Money and who’s got it was the theme of the evening — for everybody. “The best-known socialist in the country happens to be a millionaire with three houses,” Bloomberg sniffed, referring to Sanders, who has residences in Washington and Vermont, plus a vacation place.

Pete Buttigieg, who likes to point out that he’s the only person on the stage who’s not even a millionaire, took an opportunity to mention “the view from the porch of my one house in Indiana.”

To be fair, Buttigieg is only 38. When Elizabeth Warren was his age, she was a college teacher. Amy Klobuchar had been elected attorney of Hennepin County, Minn. Bernie Sanders had a nonprofit business producing film strips on New England history and a record of losing races for senator and governor.

Mayor Pete is going to have to come back and see us in 30 years if he wants to really get sympathy.

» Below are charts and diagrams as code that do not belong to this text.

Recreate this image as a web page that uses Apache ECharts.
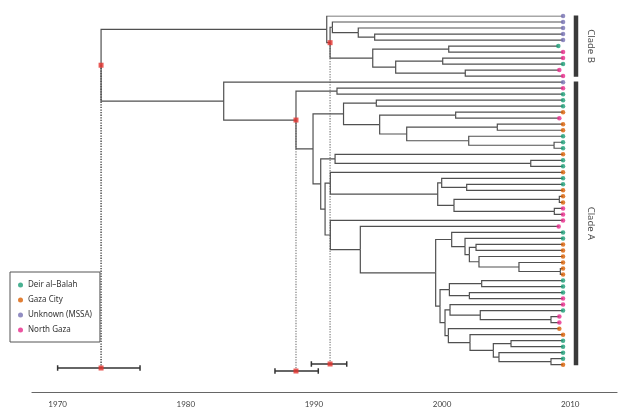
<!DOCTYPE html>
<html><head><meta charset="utf-8">
<script src="https://cdn.jsdelivr.net/npm/echarts@6/dist/echarts.min.js"></script>
<style>html,body{margin:0;padding:0;background:#fff}#c{width:622px;height:413px}</style>
</head><body><div id="c"></div>
<script>
// ---- data ----
const groupNames = ['Deir al–Balah', 'Gaza City', 'Unknown (MSSA)', 'North Gaza'];
const groupCodes = ['D', 'G', 'U', 'N'];
const groupColors = ['#1b9e77', '#d95f02', '#7570b3', '#e7298a'];

// tips in top-to-bottom order (t1..t59)
const tipGroup = [
  'U','U','U','U','U','D','N','N','D','N','N',
  'U','N','D','D','D','G','N','G','G','D',
  'D','D','G','D','D','G','D','D','G','G',
  'G','N','N','N','N','D','D','G','G','G',
  'G','G','G','D','D','D','N','N','D','N',
  'N','G','G','D','D','D','D','G'
];
const tipDate = [
  2009.44,2009.44,2009.44,2009.44,2009.44,2009.07,2009.44,2009.44,2009.44,2009.15,2009.44,
  2009.44,2009.44,2009.44,2009.44,2009.44,2009.44,2009.15,2009.44,2009.44,2009.44,
  2009.44,2009.44,2009.44,2009.44,2009.44,2009.44,2009.44,2009.44,2009.44,2009.44,
  2009.44,2009.44,2009.44,2009.44,2009.10,2009.44,2009.44,2009.44,2009.44,2009.44,
  2009.44,2009.44,2009.44,2009.44,2009.44,2009.44,2009.44,2009.44,2009.44,2009.15,
  2009.15,2009.15,2009.44,2009.44,2009.44,2009.44,2009.44,2009.44
];

// internal nodes: name, date, children
const nodeNames = ['root','B0','N2','N3','N4','N5','N6','N7','N8','N9','N10',
  'A0','N11','N12','N13','N14','N15','N16','N17','N18','N19','N20','N21',
  'N22','N23','N24','N25','N26','N27','N28','N29','N30','N31','N32','N33','N34','N35',
  'N36','N37','N38','N39','N40','N41','N42','N43','N44','N45','N46','N56',
  'N47','N48','N49','N50','N51','N52','N53','N54','N55'];
const nodeDates = [1973.39,1991.00,1991.26,1991.44,1993.46,1994.74,1994.59,2000.52,1996.38,2000.05,2001.81,
  1982.96,1988.60,1991.80,1989.93,1992.31,1994.87,1995.13,2001.06,1997.24,2004.31,2002.08,2008.74,
  1990.53,1991.65,2006.92,1990.87,1991.28,1999.66,1999.97,2001.92,2000.93,2009.15,2008.76,1991.28,1993.62,1999.50,
  2000.75,2001.79,2002.13,2002.65,2002.88,2006.00,2009.23,1999.84,2000.57,2003.09,2002.13,2000.23,
  2000.62,2002.98,2008.50,2000.49,2002.18,2004.00,2005.38,2004.44,2008.50];
const nodeChildren = [
  ['B0','A0'],['t1','N2'],['N3','N6'],['t2','N4'],['t3','N5'],['t4','t5'],['N7','N8'],['t6','t7'],['N9','N10'],['t8','t9'],['t10','t11'],
  ['t12','N11'],['N12','N13'],['t13','t14'],['N14','N22'],['N15','N16'],['t15','t16'],['N17','N18'],['t17','t18'],['N19','N20'],['t19','t20'],['t21','N21'],['t22','t23'],
  ['N23','N25'],['t24','N24'],['t25','t26'],['N26','N33'],['t27','N27'],['N28','N30'],['t28','N29'],['t29','t30'],['N31','N32'],['t31','t32'],['t33','t34'],['t35','N34'],['t36','N35'],['N36','N43'],
  ['t37','N37'],['t38','N38'],['N39','N40'],['t39','t40'],['t41','N41'],['t42','N42'],['t43','t44'],['N44','N56'],['N45','N46'],['t45','t46'],['t47','t48'],['N47','N50'],
  ['t49','N48'],['t50','N49'],['t51','t52'],['t53','N51'],['t54','N52'],['N53','N54'],['t55','t56'],['t57','N55'],['t58','t59']
];

// dated MRCA nodes with 95% intervals
const mrcaNodes = ['root', 'N2', 'N11'];
const mrcaLow  = [1970.0, 1989.8, 1986.96];
const mrcaHigh = [1976.43, 1992.56, 1990.34];
const mrcaRow  = [58.55, 57.88, 59.05];

const cladeNames = ['Clade B', 'Clade A'];
const cladeFirstTip = [1, 12];
const cladeLastTip = [11, 59];
const cladeBarDate = 2010.45;
const cladeLabelDate = 2011.62;

const tickYears = [1970, 1980, 1990, 2000, 2010];

// ---- build ----
const nodeIndex = {};
nodeNames.forEach((n, i) => nodeIndex[n] = i);
function pos(id) {
  if (id[0] === 't') { const k = +id.slice(1) - 1; return [tipDate[k], k]; }
  const i = nodeIndex[id];
  const ch = nodeChildren[i];
  const a = pos(ch[0]), b = pos(ch[ch.length - 1]);
  return [nodeDates[i], (a[1] + b[1]) / 2];
}
const branches = [];
nodeNames.forEach((n) => {
  const p = pos(n);
  nodeChildren[nodeIndex[n]].forEach(c => {
    const q = pos(c);
    branches.push({ coords: [[p[0], p[1]], [p[0], q[1]], [q[0], q[1]]] });
  });
});
const dotted = mrcaNodes.map((n, i) => { const p = pos(n); return { coords: [[p[0], p[1]], [p[0], mrcaRow[i]]], lineStyle: { color: i === 0 ? '#333' : '#888' } }; });
const errBars = [];
const capH = 0.45;
mrcaNodes.forEach((n, i) => {
  const r = mrcaRow[i];
  errBars.push({ coords: [[mrcaLow[i], r], [mrcaHigh[i], r]] });
  errBars.push({ coords: [[mrcaLow[i], r - capH], [mrcaLow[i], r + capH]] });
  errBars.push({ coords: [[mrcaHigh[i], r - capH], [mrcaHigh[i], r + capH]] });
});
const redPts = [];
mrcaNodes.forEach((n, i) => { const p = pos(n); redPts.push(p); redPts.push([p[0], mrcaRow[i]]); });
const cladeBars = cladeNames.map((c, i) => ({ coords: [[cladeBarDate, cladeFirstTip[i] - 1 - 0.1], [cladeBarDate, cladeLastTip[i] - 1 + 0.1]] }));
const cladeLabels = cladeNames.map((c, i) => ({ name: c, value: [cladeLabelDate, (cladeFirstTip[i] + cladeLastTip[i]) / 2 - 1] }));

const tipSeries = groupNames.map((g, gi) => ({
  name: g, type: 'scatter', symbol: 'circle', symbolSize: 4.5, z: 5,
  itemStyle: { color: groupColors[gi] },
  data: tipGroup.map((c, k) => c === groupCodes[gi] ? [tipDate[k], k] : null).filter(d => d)
}));

const chart = echarts.init(document.getElementById('c'), null, { renderer: 'canvas' });
chart.setOption({
  animation: false,
  backgroundColor: '#fff',
  grid: { left: 32, right: 5, top: 16, bottom: 21 },
  legend: {
    data: groupNames, orient: 'vertical', left: 10, top: 272,
    padding: [8, 8, 7, 8], itemGap: 5, itemWidth: 5, itemHeight: 5, icon: 'circle',
    borderColor: '#555', borderWidth: 1,
    textStyle: { fontSize: 8, lineHeight: 10, color: '#333', fontFamily: 'Noto Sans' }
  },
  xAxis: {
    type: 'value', min: 1968, max: 2013.65,
    splitLine: { show: false },
    axisLine: { onZero: false, lineStyle: { color: '#666', width: 1.2 } },
    axisTick: { show: false },
    axisLabel: { customValues: tickYears, formatter: v => String(v), fontSize: 8, color: '#444', margin: 8, fontFamily: 'Lato' }
  },
  yAxis: { type: 'value', inverse: true, min: 0, max: 62.54, show: false },
  series: [
    { type: 'lines', coordinateSystem: 'cartesian2d', polyline: true, silent: true, z: 1,
      lineStyle: { type: 'dotted', width: 1.3, color: '#888', opacity: 1 }, data: dotted },
    { type: 'lines', coordinateSystem: 'cartesian2d', polyline: true, silent: true, z: 2,
      lineStyle: { color: '#505050', width: 1.2, opacity: 1 }, data: branches },
    { type: 'lines', coordinateSystem: 'cartesian2d', polyline: true, silent: true, z: 2,
      lineStyle: { color: '#333', width: 1.5, opacity: 1 }, data: errBars },
    { type: 'lines', coordinateSystem: 'cartesian2d', polyline: true, silent: true, z: 2,
      lineStyle: { color: '#3a3a3a', width: 4.5, opacity: 1, cap: 'butt' }, data: cladeBars },
    ...tipSeries,
    { type: 'scatter', symbol: 'rect', symbolSize: 5, z: 6, silent: true,
      itemStyle: { color: '#e5322d' }, data: redPts },
    { type: 'scatter', symbolSize: 0, silent: true,
      label: { show: true, position: 'inside', rotate: -90, formatter: '{b}', fontSize: 9.5, color: '#222', fontFamily: 'Noto Sans' },
      data: cladeLabels }
  ]
});
</script></body></html>
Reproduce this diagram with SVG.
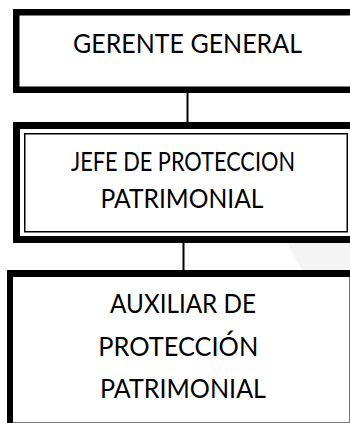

For voters who were not wooed away by Bloomberg’s charms, the debate went along a normal route. Klobuchar and Buttigieg urged practicality — go for the middle, bring everybody along. Sanders and Warren shot for more revolutionary change. Joe Biden recalled regularly that “I’m the only one on this stage” who had actually done whatever it was that was under discussion, whether it was passing health care reform or controlling guns or besting Mitch McConnell.

Biden gets points for being the first candidate to use the word “existential,” which now appears to be the favorite let’s-get-serious political word. Kudos.

Klobuchar, who starred in the last debate with her easygoing manner, was less, um, chipper. She tangled hotly with Buttigieg over who had the right experience to be president. “I wish everyone was as perfect as you, Pete,” Klobuchar said when Buttigieg attacked her for supporting a Donald Trump nominee in the Senate. “You have not been in the arena.”

“Maybe leading a diverse city that was facing ruin doesn’t sound like the arena to you,” he retorted. “You don’t have to be in Washington to matter.”

Woof.

Warren, who faded into the background in the last debate, made a comeback. She refused to let her ex-pal Sanders off the hook for the awful behavior of some of the “Bernie bros” rampaging on social media. (“We are all responsible for our supporters.”) When Bloomberg (“a billionaire who calls women fat broads and horse-faced lesbians”) listed all the female executives he’s appointed, Warren noted acidly that he was basically arguing everything he’s done was OK because “I’ve been nice to some women.”

Missing from the crowd was Tom Steyer, who’s now sort of the backup billionaire candidate. Steyer was knocked out of the debate by his bad showing in Iowa and New Hampshire, but he’s been campaigning like crazy in Nevada and South Carolina, telling the people his story in the most approachable way possible. “I started a business,” he says at the beginning of his speeches. It’s true, and definitely more populist than, “I made a ton of money as a hedge fund trader.”

As all the candidates in Las Vegas tried to throw in a little plug for donors to visit their websites, Bloomberg said, rather crankily, “Well, you can join me at mikebloomberg.com if you want, but I’m not asking for any money.”

He’s no longer the new kid in town. Wasn’t a very apt description anyhow, given that the new kid is 78. Let all the Democrats in America bow their heads and give thanks for Buttigieg, who is single-handedly keeping the average age of the major presidential contenders under 70.

And now Nevada! Yes, on Saturday we have a hotly contested contest in — oh God — a caucus state. In pursuit of efficiency, Nevada bought the same kind of newfangled app that Iowa did. Now it’s tossed it out, but no one seems totally completely utterly sure how the backup plan is going to work out.

Why can’t the Democrats run their party like a, um, business? Let’s see if we can get Bloomberg to promise that if he doesn’t win the nomination, he’ll take over the D.N.C.